Though I physically move on, spiritually I have stopped. For that moment I can lift that person up in prayer with all they are carrying. I won’t know what to pray. I don’t need to know. In my prayer I just need to place that person before Christ and simply say, “Lord, please take care of whatever this person is going through. Make Your presence known to them and give them peace.”

It may not seem like much, but when my Savior gets involved, it is a lot!

Sunday, June 16, 2013

Passersby - Part I


Henry David Thoreau wrote in Walden, “Could a greater miracle take place than for us to look through each other’s eyes for an instant?”
"A Couple in Green Park, London"
photo ©2013 Gerrie Grimsley

My wife introduced me to something quite profound this week. It was a video that concluded by asking:  

“If you could stand in someone else’s shoes
Hear what they hear
See what they see
Feel what they feel
Would you treat them differently?”

It was profound and it was disturbing. 

Suddenly I was aware of how little attention I pay to what is happening around me. I make my way through my days concerned with beginning and ending well. And somewhere in between perhaps I have done something worthy of the life that God gave me for that day. Sadly, this is not always the case. Not even close. 

I am wrapped up in my life and in the lives of my family and close friends. I live in my world and have my hopes and dreams. The stranger in front of me or the person on the corner trying to sell a paper; they live different lives. They are not part of mine. So I pass them by without a thought. 

This isn’t right.

What is going on in their lives? What are their joys? What are their sorrows? What hopes do they have? What dreams? Where do they want to be or what do they want to be doing five, ten, or fifteen years from now? Why are they smiling? What caused their eyes to be downcast? Do they love? Are they loved? Is there someone out there searching for them? Are they remembered or have they been forgotten? Is there life comfortable or do they struggle? What will they do today? Will they even be here tomorrow? 

So many questions and in each one lives a story of mankind.

“So if you’re walking down the street sometime
And spot some hollow ancient eyes,
Please don’t just pass ‘em by and stare
As if you didn’t care, say, ‘Hello in there, hello.’”
~ John Prine

Wednesday, June 12, 2013

Margins IX


The Chicago Sun-Times recently fired its entire photography department stating that it had to "restructure the way we manage multimedia." It is a sad, but honest commentary in this age where print journalism in the form of newspapers struggle to maintain subscribers. In making this move, the Sun-Times closed a chapter in the book of John H. White.

White is a Pulitzer Prize-winning photojournalist, having received his prize in 1982 for his "consistently excellent work on a variety of subjects." When asked about moving forward, he replied, "I will not curse the darkness. I will light candles. I will live by my three "F" words: faith, focus and flight. I'll be faithful to life, my purpose in life, my assignment from life. Stay focused on what's really important, what counts."

"I will light candles." Inspiring.

Sunday, June 9, 2013

Using Time Wisely


Use Time Wisely. These were three words that I became familiar with early on in life.
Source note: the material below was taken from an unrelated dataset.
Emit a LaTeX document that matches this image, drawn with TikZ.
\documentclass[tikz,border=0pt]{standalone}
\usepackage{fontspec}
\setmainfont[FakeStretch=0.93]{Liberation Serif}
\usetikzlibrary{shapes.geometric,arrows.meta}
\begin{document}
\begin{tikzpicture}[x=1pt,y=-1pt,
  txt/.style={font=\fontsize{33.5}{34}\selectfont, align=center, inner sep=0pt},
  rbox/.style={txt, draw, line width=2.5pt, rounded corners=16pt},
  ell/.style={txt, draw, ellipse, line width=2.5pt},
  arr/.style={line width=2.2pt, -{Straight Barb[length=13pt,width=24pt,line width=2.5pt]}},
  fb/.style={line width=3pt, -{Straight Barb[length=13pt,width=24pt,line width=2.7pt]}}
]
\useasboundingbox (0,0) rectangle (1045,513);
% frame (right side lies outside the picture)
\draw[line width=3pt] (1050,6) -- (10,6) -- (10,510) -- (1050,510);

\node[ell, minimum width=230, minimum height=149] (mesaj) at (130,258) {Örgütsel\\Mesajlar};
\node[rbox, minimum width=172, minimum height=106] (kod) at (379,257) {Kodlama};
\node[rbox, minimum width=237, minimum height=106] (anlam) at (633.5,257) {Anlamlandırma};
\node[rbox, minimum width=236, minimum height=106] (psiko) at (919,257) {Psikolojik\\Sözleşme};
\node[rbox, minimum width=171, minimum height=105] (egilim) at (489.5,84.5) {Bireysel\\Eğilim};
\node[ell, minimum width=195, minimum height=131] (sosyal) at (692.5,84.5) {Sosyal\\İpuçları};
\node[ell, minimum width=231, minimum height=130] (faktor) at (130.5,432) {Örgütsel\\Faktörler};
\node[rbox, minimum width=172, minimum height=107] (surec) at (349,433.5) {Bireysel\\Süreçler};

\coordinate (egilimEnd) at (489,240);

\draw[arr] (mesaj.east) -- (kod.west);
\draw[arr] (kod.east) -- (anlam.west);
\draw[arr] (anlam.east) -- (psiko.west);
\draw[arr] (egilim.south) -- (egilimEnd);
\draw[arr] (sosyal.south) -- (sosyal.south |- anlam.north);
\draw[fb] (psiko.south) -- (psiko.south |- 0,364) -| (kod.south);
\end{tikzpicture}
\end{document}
Every six weeks or so, I’d see those words and looking out to the right of them, I usually found a check mark. The dreaded report card! The check mark, of course, meant that I needed to improve in that area. 
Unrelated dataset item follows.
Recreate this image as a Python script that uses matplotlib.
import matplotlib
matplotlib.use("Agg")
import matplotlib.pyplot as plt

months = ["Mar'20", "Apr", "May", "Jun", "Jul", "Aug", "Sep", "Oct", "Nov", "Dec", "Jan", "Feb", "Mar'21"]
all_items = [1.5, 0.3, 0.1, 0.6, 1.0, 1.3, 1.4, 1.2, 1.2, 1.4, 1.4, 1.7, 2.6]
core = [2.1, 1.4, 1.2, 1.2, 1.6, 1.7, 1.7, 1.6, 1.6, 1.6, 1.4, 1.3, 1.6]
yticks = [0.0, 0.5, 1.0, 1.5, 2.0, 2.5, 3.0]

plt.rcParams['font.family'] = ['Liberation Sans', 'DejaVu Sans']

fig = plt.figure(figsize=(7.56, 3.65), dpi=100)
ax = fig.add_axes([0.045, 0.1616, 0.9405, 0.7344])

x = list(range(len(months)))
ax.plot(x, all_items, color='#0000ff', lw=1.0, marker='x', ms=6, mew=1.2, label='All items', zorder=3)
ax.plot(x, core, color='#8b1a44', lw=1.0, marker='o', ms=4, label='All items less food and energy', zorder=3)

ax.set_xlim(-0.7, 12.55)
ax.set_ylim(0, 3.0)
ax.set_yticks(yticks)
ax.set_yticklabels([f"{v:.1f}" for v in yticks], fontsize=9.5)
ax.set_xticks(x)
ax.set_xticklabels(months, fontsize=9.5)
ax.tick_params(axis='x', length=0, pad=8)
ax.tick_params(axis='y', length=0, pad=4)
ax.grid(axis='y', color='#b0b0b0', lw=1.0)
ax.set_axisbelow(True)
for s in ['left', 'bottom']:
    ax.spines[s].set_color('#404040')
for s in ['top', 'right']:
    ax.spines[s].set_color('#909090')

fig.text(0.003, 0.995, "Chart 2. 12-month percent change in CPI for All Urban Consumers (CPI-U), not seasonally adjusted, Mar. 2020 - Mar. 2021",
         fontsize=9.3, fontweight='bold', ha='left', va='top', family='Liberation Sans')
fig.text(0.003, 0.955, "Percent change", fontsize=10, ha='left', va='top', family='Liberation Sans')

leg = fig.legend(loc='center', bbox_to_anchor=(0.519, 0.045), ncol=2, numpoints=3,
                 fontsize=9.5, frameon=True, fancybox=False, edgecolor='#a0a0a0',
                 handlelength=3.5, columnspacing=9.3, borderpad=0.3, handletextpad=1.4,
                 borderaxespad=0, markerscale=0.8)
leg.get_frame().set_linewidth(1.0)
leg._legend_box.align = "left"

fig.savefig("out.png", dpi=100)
If only that little mark meant that I had mastered using my time wisely for that six week. It never made sense to me. And, in the interest of complete transparency, I was also familiar with the words, Pays attention in class. I imagine my teachers would say that I was daydreaming. I excelled in those areas.

I would like to think that I have gotten better at these things over the years. There are still those occasions though when it would appear that I have lapsed back into adolescent habits. I am still prone to dream; always have been and always will be.

But of late my quest for the simplistic life has been fraught with pitfalls. I seem to stay either too busy or too tired to do much in the area of creativity. The desire is there. The ideas are there. What is missing is the time and the wherewithal to get down to the business of drawing, creating something in the garage (though I like to think of it as a multi-purpose studio), taking and working on photographs, and yes, writing. I think about it. I think about it a lot. I just haven’t taken many of the “next steps” needed to turn my thinking into action.

Then I began to think about it. What if I outlined a schedule for my evenings? I have a good idea on what things I want to do. I have sift through the many things I could do and narrowed them down to the things I wish to do; those things being draw, create art with my photography and write. Oh, and still find time to read every night. So armed with this desire and knowing my goals I have outlined the next nine weeks of Monday through Fridays. Sprinkle a few hours in class on Mondays and in choir rehearsals on Wednesdays, and I think I may have something that works.

The challenge now is to make it work. Keep the focus narrow. Work through these nine weeks. Then, we’ll look at the next nine weeks.

Nine weeks? That is the number of weeks I’ll be in class. Just in case you wondered.

Use time wisely. I remember, though I can’t count, the times that I had to apologize for that being checked on my report cards. And I suppose that these for paragraphs are my apology for not being more faithful in writing here. Honestly, sometimes I just don’t know what to write. I don’t feel inspired or creative. But other times I simply don’t make the time to set down and work at it.

Maybe I would do well to remember something my dad told me years ago. I can’t recall his exact words, but they could be summed in this. He said, “Writing is a discipline and you have to be disciplined. Make time to write and when that time comes, you set down to write. You may not have anything to write, but you set down in front of your typewriter anyway and stare at the blank sheet of paper.”
So on we go. Bring on the blank sheets of paper; or in keeping with the times, a blank Pages document.